I’m sure that some of these communities are located on grounds that were actually plantations in the past, and yes, I get that you probably don’t mean it as a reference to the antebellum South. I understand,  but here’s the thing: you’ve got this place where the wealthy white people live behind a gate and it’s called the plantation? It just feels a little odd.

Catabetic Emergency

maeve“Oh, shit, the cat is dead!”

It was 4am and Maeve was sprawled on the floor. She was cool to the touch and unresponsive. I took this picture to document how she was found — I couldn’t just leave her there until my wife got up — and knelt down in front of her. That’s when I saw that her eyes were open.

We’ve been giving Maeve insulin shots for several years and now she was in trouble, most likely extremely hypoglycemic, and she wouldn’t last long without help.

We called the pet hospital and they advised that we get some sugar into her — just as you would with a human — and their advice was to rub Karo syrup into her gums. So there I am, at 4:30, on the floor with a handful of sticky syrup in one hand and a cat in the other.

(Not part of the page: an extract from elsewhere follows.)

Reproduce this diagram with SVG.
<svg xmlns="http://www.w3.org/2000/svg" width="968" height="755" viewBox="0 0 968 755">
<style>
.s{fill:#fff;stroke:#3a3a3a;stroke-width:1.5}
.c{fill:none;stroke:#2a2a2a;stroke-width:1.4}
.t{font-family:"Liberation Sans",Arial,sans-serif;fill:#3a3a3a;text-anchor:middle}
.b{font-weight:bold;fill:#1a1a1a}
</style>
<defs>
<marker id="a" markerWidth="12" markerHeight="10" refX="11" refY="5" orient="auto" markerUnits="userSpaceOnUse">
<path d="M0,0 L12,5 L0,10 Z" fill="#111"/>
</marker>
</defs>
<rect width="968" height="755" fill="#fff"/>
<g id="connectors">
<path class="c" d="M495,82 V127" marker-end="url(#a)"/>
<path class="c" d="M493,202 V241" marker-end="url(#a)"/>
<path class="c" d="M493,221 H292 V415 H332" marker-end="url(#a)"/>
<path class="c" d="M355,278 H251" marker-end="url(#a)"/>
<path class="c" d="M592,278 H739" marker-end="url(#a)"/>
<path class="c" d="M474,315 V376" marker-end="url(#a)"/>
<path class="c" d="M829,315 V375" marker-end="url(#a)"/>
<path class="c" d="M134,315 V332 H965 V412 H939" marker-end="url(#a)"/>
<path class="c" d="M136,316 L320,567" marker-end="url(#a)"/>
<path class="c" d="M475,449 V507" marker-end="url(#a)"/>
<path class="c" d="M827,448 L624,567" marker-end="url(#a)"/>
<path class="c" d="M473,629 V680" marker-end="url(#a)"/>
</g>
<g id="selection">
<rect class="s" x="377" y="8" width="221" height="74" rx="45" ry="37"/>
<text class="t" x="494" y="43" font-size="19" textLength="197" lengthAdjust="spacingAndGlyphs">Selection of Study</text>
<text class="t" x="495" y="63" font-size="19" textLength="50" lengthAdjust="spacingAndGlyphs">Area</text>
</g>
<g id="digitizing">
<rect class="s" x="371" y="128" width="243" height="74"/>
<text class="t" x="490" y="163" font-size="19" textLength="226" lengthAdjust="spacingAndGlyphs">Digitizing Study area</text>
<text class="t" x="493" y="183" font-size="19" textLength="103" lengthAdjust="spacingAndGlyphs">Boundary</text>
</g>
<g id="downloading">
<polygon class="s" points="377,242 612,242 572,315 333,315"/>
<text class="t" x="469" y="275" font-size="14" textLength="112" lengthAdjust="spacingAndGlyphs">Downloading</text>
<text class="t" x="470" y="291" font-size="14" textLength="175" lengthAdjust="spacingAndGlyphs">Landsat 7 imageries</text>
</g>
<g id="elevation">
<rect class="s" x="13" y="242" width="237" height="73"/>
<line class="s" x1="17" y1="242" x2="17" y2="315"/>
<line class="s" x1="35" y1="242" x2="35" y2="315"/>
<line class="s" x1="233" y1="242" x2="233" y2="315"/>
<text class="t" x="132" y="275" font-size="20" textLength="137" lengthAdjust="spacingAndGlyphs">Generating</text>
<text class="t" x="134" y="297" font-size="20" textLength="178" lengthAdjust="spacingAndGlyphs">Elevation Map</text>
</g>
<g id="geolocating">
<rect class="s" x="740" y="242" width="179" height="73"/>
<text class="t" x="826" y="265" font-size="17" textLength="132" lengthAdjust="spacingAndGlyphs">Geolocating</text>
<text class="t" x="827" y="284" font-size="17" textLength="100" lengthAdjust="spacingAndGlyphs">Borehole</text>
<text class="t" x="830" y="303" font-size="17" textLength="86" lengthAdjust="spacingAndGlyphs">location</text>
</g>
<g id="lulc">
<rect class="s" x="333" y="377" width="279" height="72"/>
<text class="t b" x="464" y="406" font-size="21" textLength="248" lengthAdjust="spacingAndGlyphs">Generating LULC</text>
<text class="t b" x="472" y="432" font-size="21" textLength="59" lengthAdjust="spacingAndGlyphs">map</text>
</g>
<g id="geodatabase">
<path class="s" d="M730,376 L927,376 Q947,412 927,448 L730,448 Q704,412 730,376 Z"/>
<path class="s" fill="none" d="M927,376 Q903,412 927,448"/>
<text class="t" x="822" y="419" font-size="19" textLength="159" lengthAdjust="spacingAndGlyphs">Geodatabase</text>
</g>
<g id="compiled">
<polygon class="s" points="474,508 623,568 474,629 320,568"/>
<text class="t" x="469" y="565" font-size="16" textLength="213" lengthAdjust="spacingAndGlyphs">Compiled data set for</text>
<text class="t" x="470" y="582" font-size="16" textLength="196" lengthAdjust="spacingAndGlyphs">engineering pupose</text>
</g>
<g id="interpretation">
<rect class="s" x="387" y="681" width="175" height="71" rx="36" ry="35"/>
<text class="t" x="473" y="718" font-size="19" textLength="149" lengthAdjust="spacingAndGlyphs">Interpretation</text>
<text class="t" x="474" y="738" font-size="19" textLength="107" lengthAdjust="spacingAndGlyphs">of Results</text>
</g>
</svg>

She gradually grew more alert, and when I showed her a small plate with a tablespoon of food on it she sat up and ate. Soon she was up on her feet, but a bit shaky; we herded her into the cat carrier for her trip to the vet. It turns out her diabetes was in remission and the insulin was making her blood sugar plunge too low. I’ll be damned.

I’ve told this story to a few people and the wondered if the cat’s physiology may hold some sort of medical secret that reverses diabetes. Actually, it’s not uncommon for diabetes to go away in cats, but wouldn’t that be something? Imagine the side effects listed in the commercial:

Some people may experience an urge to chase mice. Taking this medication could cause you to lick your hands and feet and curl up in someone’s lap…

So, all is well with Maeve the cat. Two days later she’s acting completely normal. You know, by cat standards, of course.